Copy from the first line below down to and including the line with "const svgRef = useRef<SVGSVGElement>(null);". Skip the pictures.

________________

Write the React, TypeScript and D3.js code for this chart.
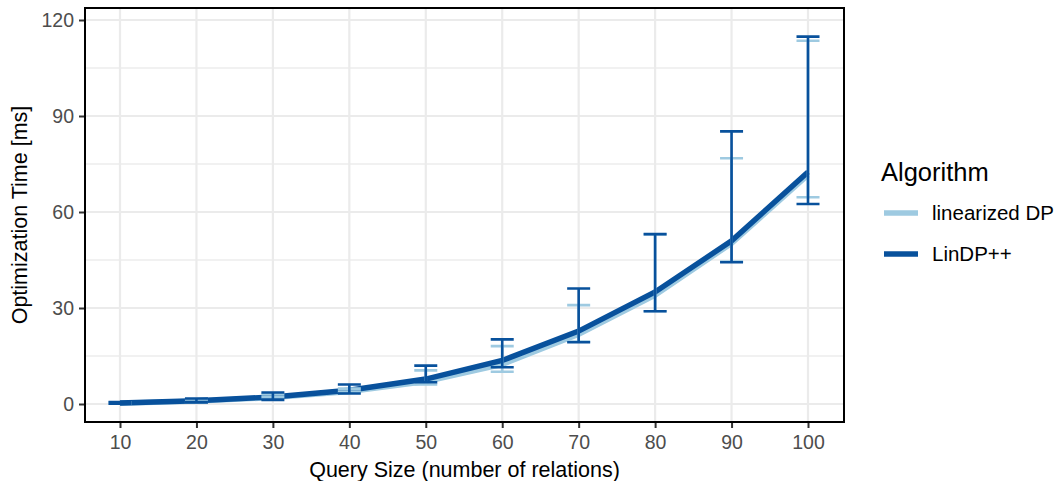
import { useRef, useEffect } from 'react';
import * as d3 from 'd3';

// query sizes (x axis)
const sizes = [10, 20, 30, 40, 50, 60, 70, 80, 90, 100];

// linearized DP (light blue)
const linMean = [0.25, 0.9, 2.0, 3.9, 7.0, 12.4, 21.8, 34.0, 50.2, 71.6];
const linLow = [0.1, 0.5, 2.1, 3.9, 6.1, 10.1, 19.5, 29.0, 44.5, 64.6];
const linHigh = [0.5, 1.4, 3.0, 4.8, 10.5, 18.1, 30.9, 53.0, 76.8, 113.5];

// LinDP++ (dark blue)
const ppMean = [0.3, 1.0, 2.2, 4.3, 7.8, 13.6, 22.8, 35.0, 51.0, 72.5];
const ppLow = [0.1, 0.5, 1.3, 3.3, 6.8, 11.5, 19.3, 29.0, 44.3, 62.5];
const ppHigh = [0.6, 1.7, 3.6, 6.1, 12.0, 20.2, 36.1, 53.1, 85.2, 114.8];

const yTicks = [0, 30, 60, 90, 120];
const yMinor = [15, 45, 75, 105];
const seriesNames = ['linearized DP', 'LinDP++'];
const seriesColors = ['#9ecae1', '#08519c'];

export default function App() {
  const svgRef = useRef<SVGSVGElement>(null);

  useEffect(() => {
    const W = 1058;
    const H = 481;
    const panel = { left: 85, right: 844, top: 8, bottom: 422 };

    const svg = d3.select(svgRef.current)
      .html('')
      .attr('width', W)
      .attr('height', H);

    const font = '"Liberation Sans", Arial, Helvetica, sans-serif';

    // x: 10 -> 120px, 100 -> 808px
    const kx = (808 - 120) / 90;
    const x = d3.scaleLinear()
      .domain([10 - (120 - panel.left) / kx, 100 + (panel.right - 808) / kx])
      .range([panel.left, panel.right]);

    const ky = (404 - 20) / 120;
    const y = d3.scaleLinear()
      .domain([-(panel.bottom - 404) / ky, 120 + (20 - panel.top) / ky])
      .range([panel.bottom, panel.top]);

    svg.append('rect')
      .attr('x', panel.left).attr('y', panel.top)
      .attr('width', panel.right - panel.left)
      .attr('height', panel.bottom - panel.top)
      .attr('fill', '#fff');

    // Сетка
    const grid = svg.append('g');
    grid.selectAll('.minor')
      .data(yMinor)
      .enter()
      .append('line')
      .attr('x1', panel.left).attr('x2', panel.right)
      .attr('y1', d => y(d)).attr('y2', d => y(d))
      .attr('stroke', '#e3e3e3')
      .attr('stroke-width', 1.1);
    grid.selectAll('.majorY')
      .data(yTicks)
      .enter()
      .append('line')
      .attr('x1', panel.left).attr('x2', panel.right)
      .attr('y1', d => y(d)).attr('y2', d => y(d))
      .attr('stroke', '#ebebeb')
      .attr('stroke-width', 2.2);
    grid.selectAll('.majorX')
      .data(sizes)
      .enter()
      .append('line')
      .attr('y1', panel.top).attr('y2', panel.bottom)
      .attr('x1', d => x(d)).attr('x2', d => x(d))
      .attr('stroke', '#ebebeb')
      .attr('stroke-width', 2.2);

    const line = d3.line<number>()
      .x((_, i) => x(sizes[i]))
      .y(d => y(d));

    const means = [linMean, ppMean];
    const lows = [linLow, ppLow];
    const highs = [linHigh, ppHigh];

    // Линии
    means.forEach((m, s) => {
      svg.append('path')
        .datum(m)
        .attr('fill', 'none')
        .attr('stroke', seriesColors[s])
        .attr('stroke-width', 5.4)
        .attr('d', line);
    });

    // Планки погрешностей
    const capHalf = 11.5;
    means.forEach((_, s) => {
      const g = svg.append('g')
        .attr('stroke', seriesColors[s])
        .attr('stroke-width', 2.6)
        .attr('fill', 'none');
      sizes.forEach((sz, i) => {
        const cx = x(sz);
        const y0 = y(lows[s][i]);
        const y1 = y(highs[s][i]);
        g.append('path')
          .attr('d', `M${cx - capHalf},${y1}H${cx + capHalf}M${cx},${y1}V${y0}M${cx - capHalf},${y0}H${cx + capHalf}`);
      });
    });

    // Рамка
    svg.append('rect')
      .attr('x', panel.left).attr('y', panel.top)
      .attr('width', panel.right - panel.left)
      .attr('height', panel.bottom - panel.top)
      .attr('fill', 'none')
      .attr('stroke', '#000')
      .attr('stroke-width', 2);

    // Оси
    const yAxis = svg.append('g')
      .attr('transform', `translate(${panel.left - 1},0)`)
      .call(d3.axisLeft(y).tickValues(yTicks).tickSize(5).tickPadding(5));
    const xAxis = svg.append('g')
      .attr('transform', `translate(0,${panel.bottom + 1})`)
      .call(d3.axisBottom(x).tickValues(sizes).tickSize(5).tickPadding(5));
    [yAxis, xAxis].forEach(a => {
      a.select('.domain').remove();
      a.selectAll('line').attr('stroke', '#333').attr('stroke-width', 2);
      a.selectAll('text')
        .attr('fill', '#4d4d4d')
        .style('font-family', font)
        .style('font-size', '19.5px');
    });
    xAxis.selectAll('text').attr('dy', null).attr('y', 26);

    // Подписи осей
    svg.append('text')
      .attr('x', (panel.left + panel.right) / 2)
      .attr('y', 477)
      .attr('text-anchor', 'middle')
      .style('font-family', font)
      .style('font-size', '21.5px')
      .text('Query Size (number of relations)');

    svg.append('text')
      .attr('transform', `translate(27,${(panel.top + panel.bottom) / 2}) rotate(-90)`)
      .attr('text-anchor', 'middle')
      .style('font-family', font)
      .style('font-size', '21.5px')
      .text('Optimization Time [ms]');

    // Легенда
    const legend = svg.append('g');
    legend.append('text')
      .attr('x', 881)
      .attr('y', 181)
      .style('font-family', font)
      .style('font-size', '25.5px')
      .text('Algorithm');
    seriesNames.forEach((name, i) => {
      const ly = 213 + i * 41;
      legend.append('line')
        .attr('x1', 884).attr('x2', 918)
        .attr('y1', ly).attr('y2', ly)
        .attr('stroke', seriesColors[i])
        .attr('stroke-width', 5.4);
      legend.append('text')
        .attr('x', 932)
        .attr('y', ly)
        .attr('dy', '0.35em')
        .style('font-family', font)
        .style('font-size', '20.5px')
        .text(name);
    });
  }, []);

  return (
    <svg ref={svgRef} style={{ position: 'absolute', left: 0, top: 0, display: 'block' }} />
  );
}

________________

▶ _Full response_:
Write the React, TypeScript and D3.js code for this chart.
import { useRef, useEffect } from 'react';
import * as d3 from 'd3';

// query sizes (x axis)
const sizes = [10, 20, 30, 40, 50, 60, 70, 80, 90, 100];

// linearized DP (light blue)
const linMean = [0.25, 0.9, 2.0, 3.9, 7.0, 12.4, 21.8, 34.0, 50.2, 71.6];
const linLow = [0.1, 0.5, 2.1, 3.9, 6.1, 10.1, 19.5, 29.0, 44.5, 64.6];
const linHigh = [0.5, 1.4, 3.0, 4.8, 10.5, 18.1, 30.9, 53.0, 76.8, 113.5];

// LinDP++ (dark blue)
const ppMean = [0.3, 1.0, 2.2, 4.3, 7.8, 13.6, 22.8, 35.0, 51.0, 72.5];
const ppLow = [0.1, 0.5, 1.3, 3.3, 6.8, 11.5, 19.3, 29.0, 44.3, 62.5];
const ppHigh = [0.6, 1.7, 3.6, 6.1, 12.0, 20.2, 36.1, 53.1, 85.2, 114.8];

const yTicks = [0, 30, 60, 90, 120];
const yMinor = [15, 45, 75, 105];
const seriesNames = ['linearized DP', 'LinDP++'];
const seriesColors = ['#9ecae1', '#08519c'];

export default function App() {
  const svgRef = useRef<SVGSVGElement>(null);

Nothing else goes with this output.